For most families it is easy to imagine the benefits of sharing a cohousing community with other families with kids the same age. Naturally the kids will play together, the parents will have peers moving through the same stages together, and carpooling to activities is likely.
I want to take a moment to write about the benefits for a family sharing community with people who do not have young children. Like so many things about cohousing, it can be hard to imagine multi-age community because it is so far outside our life experience, even though it was very much a part of life for most of human history. From daycare centers to schools to churches, our current norm is to separate children into same age groups and we tend to maintain those divisions throughout life.
Cohousing is much more like the villages of old where children not only played with children of all ages, they played and worked and learned with adults of all ages as well. The reality of forming cohousing communities is that many begin with seniors who have the ready resources of time and money required for the huge project that is creating a community from scratch. Many of these groups envision sharing their older years with neighbor children and one of the biggest challenges is to attract those young families to a group that has more grey hair than any other color, for now.
So why would a young family choose to be the first family to buy into a cohousing community? Because it is a myth that “making friends requires being around people like me.” One of my favorite cohousing stories is of a young child who said to his parents, “I’m going over to play with my friend Bill.” Bill was in his 70s, and he wasn’t babysitting. The structures of community were more than enough to bridge the 7 decades of age difference and support an authentic friendship between two different people.
Here are my top 5 reasons to move into cohousing with kids, even if there aren’t other kids in the community yet.
Confidence - Cohousing kids grow up talking to people of all ages, not only in 30-second, “aren’t you cute?” sort of greetings, but in an “I see you as a whole person and I want to know you better and better.” reciprocal relationship of humanity. The message our society sends to children that they are “less than” or in some way both entitled and needy, which tends to transfer to relationships with college professors and bosses and anyone of authority. In cohousing, that message is replaced by a message of value and responsibility. Cohousing kids are full members of community with daily practice engaging in all kinds of conversations, which is exactly the experience that creates authentic confidence.
Self-worth - For centuries children have developed their sense of self worth by contributing to their communities in meaningful ways. Opportunities to do that have become more and more rare. In cohousing whether it is setting the table for a common meal or leading the team that cooks that meal or walking a dog for a sick neighbor, opportunities to joyfully and meaningfully contribute to building community abound. As an added bonus, odds are they will be offered paid work by neighbors who need pet care or physical labor. This is even more likely if there are a lot more seniors than children in community. My daughter had a 3-figure monthly income by the time she was 12 doing work she really loved. These contributions, appreciated by neighbors, generate self-worth, which is a better predictor of success than education, intelligence or wealth.

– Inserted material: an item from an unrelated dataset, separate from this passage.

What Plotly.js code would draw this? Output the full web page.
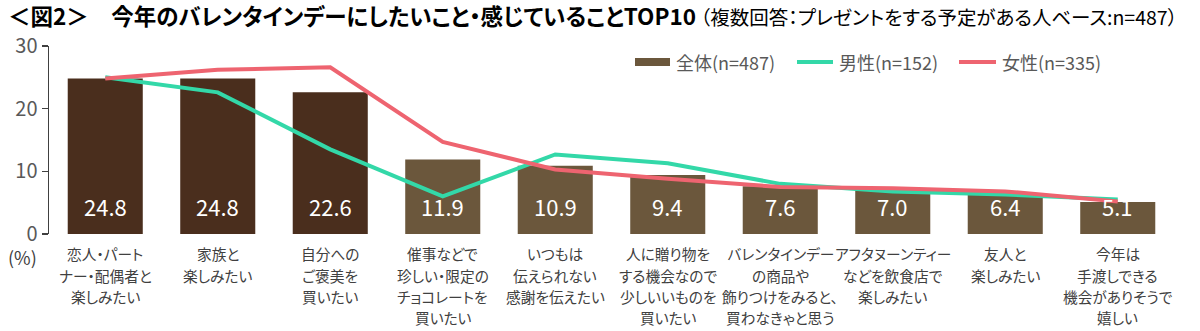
<!DOCTYPE html>
<html>
<head>
<meta charset="utf-8">
<script src="https://cdn.plot.ly/plotly-3.0.1.min.js"></script>
<style>
html, body { margin: 0; padding: 0; background: #fff; }
#chart { width: 1200px; height: 331px; }
svg text { font-feature-settings: "palt" 1; }
</style>
</head>
<body>
<div id="chart"></div>
<script>
// ---- data ----
const categories = [
  '恋人・パート<br>ナー・配偶者と<br>楽しみたい',
  '家族と<br>楽しみたい',
  '自分への<br>ご褒美を<br>買いたい',
  '催事などで<br>珍しい・限定の<br>チョコレートを<br>買いたい',
  'いつもは<br>伝えられない<br>感謝を伝えたい',
  '人に贈り物を<br>する機会なので<br>少しいいものを<br>買いたい',
  'バレンタインデー<br>の商品や<br>飾りつけをみると、<br>買わなきゃと思う',
  'アフタヌーンティー<br>などを飲食店で<br>楽しみたい',
  '友人と<br>楽しみたい',
  '今年は<br>手渡しできる<br>機会がありそうで<br>嬉しい'
];
const totalValues  = [24.8, 24.8, 22.6, 11.9, 10.9, 9.4, 7.6, 7.0, 6.4, 5.1];
const maleValues   = [25.0, 22.6, 13.5, 6.0, 12.7, 11.3, 8.0, 6.8, 6.3, 5.5];
const femaleValues = [24.8, 26.2, 26.6, 14.7, 10.3, 8.8, 7.5, 7.3, 6.8, 5.2];
const seriesNames  = ['全体(n=487)', '男性(n=152)', '女性(n=335)'];
const yTicks = [0, 10, 20, 30];

// ---- style ----
const FONT = '"Noto Sans CJK JP", "Noto Sans", sans-serif';
const DARK = '#4a2e1d', LIGHT = '#6b573c', GREEN = '#33d8a8', RED = '#ee6470';
const barColors = totalValues.map((v, i) => i < 3 ? DARK : LIGHT);

const traces = [
  { type: 'bar', x: categories, y: totalValues, name: seriesNames[0],
    marker: { color: barColors }, width: 0.667, hoverinfo: 'y', showlegend: false },
  { type: 'scatter', mode: 'lines', x: categories, y: maleValues, name: seriesNames[1],
    line: { color: GREEN, width: 4 }, showlegend: false },
  { type: 'scatter', mode: 'lines', x: categories, y: femaleValues, name: seriesNames[2],
    line: { color: RED, width: 4 }, showlegend: false }
];

// plot area in px: left 49, right 1174, top 46, bottom 234.5
const PL = 49, PW = 1125, PT = 46, PH = 188.5;
const px = v => (v - PL) / PW;
const py = v => (PT + PH - v) / PH;

const annotations = totalValues.map((v, i) => ({
  x: categories[i], y: 0, xref: 'x', yref: 'y', text: v.toFixed(1),
  showarrow: false, yanchor: 'middle', yshift: 28,
  font: { family: FONT, size: 22, color: '#ffffff' }
}));
// category labels, one text per line (reference line spacing is wider than Plotly's tick labels)
categories.forEach(c => {
  c.split('<br>').forEach((line, k) => annotations.push({
    x: c, y: 0, xref: 'x', yref: 'y', text: line, showarrow: false,
    yanchor: 'middle', yshift: -19.8 - 21.3 * k,
    font: { family: FONT, size: 14.7, color: '#404040' }
  }));
});
annotations.push({ xref: 'paper', yref: 'paper', x: px(22), y: py(258), text: '(%)',
  showarrow: false, xanchor: 'center', yanchor: 'middle',
  font: { family: FONT, size: 18, color: '#404040' } });
// legend text
const legX = [674, 837, 1000];
seriesNames.forEach((n, i) => annotations.push({ xref: 'paper', yref: 'paper', x: px(legX[i]), y: py(62),
  text: n, showarrow: false, xanchor: 'left', yanchor: 'middle',
  font: { family: FONT, size: 18, color: '#595959' } }));

const shapes = [
  { type: 'rect', xref: 'paper', yref: 'paper', x0: px(635), x1: px(670), y0: py(66), y1: py(58),
    fillcolor: LIGHT, line: { width: 0 } },
  { type: 'line', xref: 'paper', yref: 'paper', x0: px(797), x1: px(833), y0: py(62), y1: py(62),
    line: { color: GREEN, width: 4 } },
  { type: 'line', xref: 'paper', yref: 'paper', x0: px(959), x1: px(996), y0: py(62), y1: py(62),
    line: { color: RED, width: 4 } }
];

const layout = {
  width: 1200, height: 331,
  margin: { l: PL, r: 1200 - PL - PW, t: PT, b: 331 - PT - PH, pad: 0 },
  paper_bgcolor: '#fff', plot_bgcolor: '#fff',
  font: { family: FONT, color: '#404040' },
  title: {
    text: '<b>＜図2＞　今年のバレンタインデーにしたいこと・感じていることTOP10</b><span style="font-size:19.5px"> （複数回答：プレゼントをする予定がある人ベース:n=487）</span>',
    x: 8 / 1200, xanchor: 'left', xref: 'container', y: 1 - 17 / 331, yanchor: 'middle', yref: 'container',
    font: { family: FONT, size: 22.5, color: '#000' }
  },
  xaxis: {
    type: 'category', range: [-0.5, 9.5], showline: false, ticks: '', showgrid: false,
    showticklabels: false, fixedrange: true
  },
  yaxis: {
    range: [0, 30], tickvals: yTicks, ticktext: yTicks.map(String), showgrid: false, zeroline: false,
    showline: true, linecolor: '#404040', linewidth: 1.5, ticks: 'outside', ticklen: 6,
    tickcolor: '#404040', tickwidth: 1.5,
    tickfont: { family: FONT, size: 20, color: '#595959' }, fixedrange: true
  },
  bargap: 0.333,
  showlegend: false,
  annotations: annotations,
  shapes: shapes
};

Plotly.newPlot('chart', traces, layout, { displayModeBar: false, staticPlot: true });
</script>
</body>
</html>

Learning - Whatever your child is ready to learn next, odds are there is someone in the community willing to teach or interested in learning alongside. If that person happens to be retired, they will have the time to do it too. That's handy because most learning is much easier to do with another person and most parents are short on both skills and time to keep up with the dreams and interests of today's kids.
Support - From time to time kids crash and burn. Whether that is a bike accident, a tangle with a friend or a frustration that makes them want to run away from home, in community odds are they will find a listening ear, a place to land and some help fixing that bike. With neighbors close at hand, who know their young neighbors well, there is plenty of support when it is needed.
Joy - for your family and your soon-to-be neighbors. Nature’s symbiosis allows the youngest and oldest among us to effortlessly bring joy to one another. Neighbor to neighbor, nurtured by the safe space of community, joy spreads and fills the space between the challenges becoming the more memorable experience of community life. The first clear memory I have of the community I call home happened before I lived there. A stranger to these people who would become my neighbors, I was passing in front of the common house when a four-year old bundle of energy presented herself in front of me. “Are you coming to my birthday party?!?” she asked, never hesitating to offer welcome, thoroughly caught in the joy of a party surrounded by community.
Yes, opportunity for groups of children to play together is a great benefit of many cohousing communities, but it isn’t the only reason to join one. Don’t let the (probably temporary) absence of other kids prevent your family from enjoying all the benefits cohousing has to offer.